Dann hätten wir eine Welt voller Models und Lokomotivführer.
Sarrazin: Nein, schon weil es nicht mehr ausreichend Lokomotiven zu führen gibt.
Sind diese Neigungen gesellschaftlich geschaffen oder genetisch bedingt?
Sarrazin: Man kann einen Menschen nicht zerlegen wie Maschinen, um das zu ermitteln. Aber jeder Kindergarten, jede Familie macht im Alltag dieses Experiment. Auch wenn keine Rollen vorgegeben werden, gibt es zwar Jungen, die mit Puppen spielen, aber sie sind in der absoluten Minderheit. Oder nehmen Sie Intelligenztests. Bei Frauen liegen die Ergebnisse seit Jahrzehnten enger zusammen, bei Männern sind sie stets breiter gestreut. Bei Männern ist der Anteil extrem intelligenter Personen deutlich höher, aber eben auch der Anteil extrem dummer Personen. Diese Werte sind stabil, seit es Intelligenztests gibt. Es ist auch immer so, dass Frauen besser bei den sprachlichen Komponenten abschneiden und Männer bei den mathematischen oder denen mit räumlicher Vorstellungskraft. Soll das alles gesellschaftlich geprägt sein?
Was heißt das für die Berufswahl?
Sarrazin: Viel spricht dafür, dass mehr Männer für mathematische Studiengänge geeignet sind. Das ist ja auch nicht schlimm. Hinzu kommt, dass weniger junge Frauen naturwissenschaftliche Fächer wählen, weil sie seltener ihren Neigungen entsprechen. Tatsächlich ist es so, dass Frauen in IT-Berufen weit unterrepräsentiert sind, obwohl wir alle diese Technik benutzen.
Woher kommt dann ihrer Meinung nach die unterschiedliche Berufswahl bei Männern und Frauen?
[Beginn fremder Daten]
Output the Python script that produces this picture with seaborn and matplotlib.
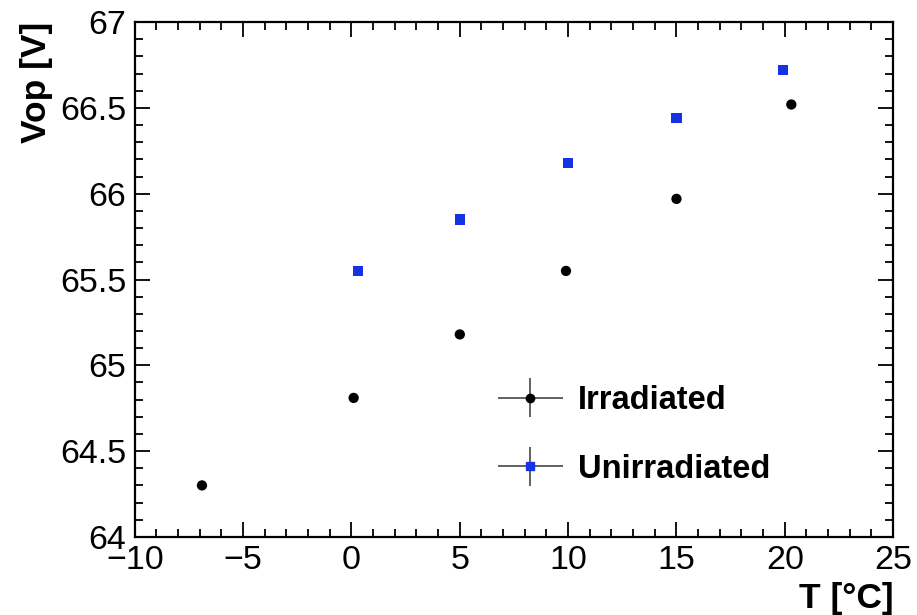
import numpy as np
import pandas as pd
import seaborn as sns
import matplotlib.pyplot as plt
from matplotlib.lines import Line2D
from matplotlib.container import ErrorbarContainer
from matplotlib.legend_handler import HandlerTuple, HandlerErrorbar
from matplotlib.ticker import MultipleLocator

# values
t_irr = [-6.9, 0.1, 5.0, 9.9, 15.0, 20.3]
v_irr = [64.30, 64.81, 65.18, 65.55, 65.97, 66.52]
t_unirr = [0.3, 5.0, 10.0, 15.0, 19.9]
v_unirr = [65.55, 65.85, 66.18, 66.44, 66.72]
labels = ['Irradiated', 'Unirradiated']
colors = {'Irradiated': 'black', 'Unirradiated': '#1533e6'}

df = pd.DataFrame({
    'T': t_irr + t_unirr,
    'Vop': v_irr + v_unirr,
    'sample': [labels[0]] * len(t_irr) + [labels[1]] * len(t_unirr),
})

sns.set_style('ticks', {'axes.edgecolor': 'black', 'text.color': 'black',
                        'xtick.color': 'black', 'ytick.color': 'black',
                        'axes.labelcolor': 'black'})
plt.rcParams['font.family'] = ['Liberation Sans', 'DejaVu Sans']

fig = plt.figure(figsize=(9.17, 6.15), dpi=100)
ax = fig.add_axes([0.147, 0.127, 0.827, 0.837])

sns.scatterplot(data=df, x='T', y='Vop', hue='sample', style='sample',
                palette=colors, markers={'Irradiated': 'o', 'Unirradiated': 's'},
                s=55, edgecolor='none', legend=False, ax=ax)

# error bars too small to see, only shown in the legend
err_irr = ax.errorbar(t_irr, v_irr, xerr=0, yerr=0, fmt='none', ecolor='#555555', elinewidth=1.3)
err_unirr = ax.errorbar(t_unirr, v_unirr, xerr=0, yerr=0, fmt='none', ecolor='#555555', elinewidth=1.3)
mk_irr = Line2D([], [], marker='o', ls='none', color='black', markersize=6)
mk_unirr = Line2D([], [], marker='s', ls='none', color=colors['Unirradiated'], markersize=6)

ax.set_xlim(-10, 25)
ax.set_ylim(64, 67)
ax.xaxis.set_major_locator(MultipleLocator(5))
ax.xaxis.set_minor_locator(MultipleLocator(1))
ax.yaxis.set_major_locator(MultipleLocator(0.5))
ax.yaxis.set_minor_locator(MultipleLocator(0.1))
ax.yaxis.set_major_formatter(plt.FuncFormatter(lambda v, p: f'{v:g}'))

ax.tick_params(which='both', direction='in', top=True, right=True, width=1.3, labelsize=24.5, pad=6)
ax.tick_params(which='major', length=11)
ax.tick_params(which='minor', length=5.5)
for sp in ax.spines.values():
    sp.set_linewidth(1.6)
    sp.set_visible(True)

ax.set_xlabel('T [°C]', fontsize=25.5, fontweight='bold', loc='right')
ax.set_ylabel('Vop [V]', fontsize=25.5, fontweight='bold', loc='top')
ax.xaxis.set_label_coords(1.0, -0.088)
ax.yaxis.set_label_coords(-0.108, 1.0)

leg = ax.legend([(err_irr, mk_irr), (err_unirr, mk_unirr)], labels,
                handler_map={tuple: HandlerTuple(ndivide=1, pad=0),
                             ErrorbarContainer: HandlerErrorbar(xerr_size=1.0, yerr_size=0.6)},
                loc='upper left', bbox_to_anchor=(0.44, 0.352), frameon=False,
                prop={'size': 23.5, 'weight': 'bold'}, handlelength=2.0,
                handletextpad=0.45, labelspacing=1.15)

plt.savefig('out.png', dpi=100)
Sarrazin: Ich gebe Ihnen ein Beispiel: Ich war in Rheinland-Pfalz und Berlin Chef einer Finanzverwaltung. Dort gibt es schon immer eine strikte Einstellung nach Noten. Zwar haben die Männer die leicht besseren juristischen Staatsexamina, trotzdem verweiblicht der öffentliche Dienst bei den Juristen. Erklärung: Die Männer mit guten Noten gehen in Top-Kanzleien, lassen sich 70 bis 80 Stunden in der Woche ausbeuten und haben ein Anfangsgehalt von 100.000 Euro. Später verdienen sie als Partner 200.000, 300.000 Euro. Die guten Frauen werden überwiegend lieber Sachgebietsleiterin, Richterin oder Staatsanwältin. Sie sind weniger geld- und machtorientiert und sie schätzen die soziale Sicherheit. Wenn man nun vergleicht, was der Examensjahrgang 1990 heute verdient – die sind jetzt alle um die 50 –, dann verdienen die männlichen Juristen etwa 50 Prozent mehr als die Frauen. Aber nicht, weil Frauen ungerecht niedrig bezahlt werden, sondern weil sie andere Arbeitsumstände gewählt haben.
Sie wollen behaupten, es gäbe keine finanzielle Diskriminierung? Männer und Frauen würden eigentlich gleich bezahlt?
Sarrazin: Die um die Beschäftigungsstruktur bereinigte Lohnlücke zwischen Männern und Frauen liegt bei zwei Prozent. Das ist die statistische Unschärferelation. Eine Lohnlücke zwischen Männern und Frauen lässt sich nicht nachweisen. Hier sieht man sehr schön, dass eine ideologisch getriebene Gleichheitsbetrachtung an der Lebenswirklichkeit von Männern und Frauen völlig vorbei geht.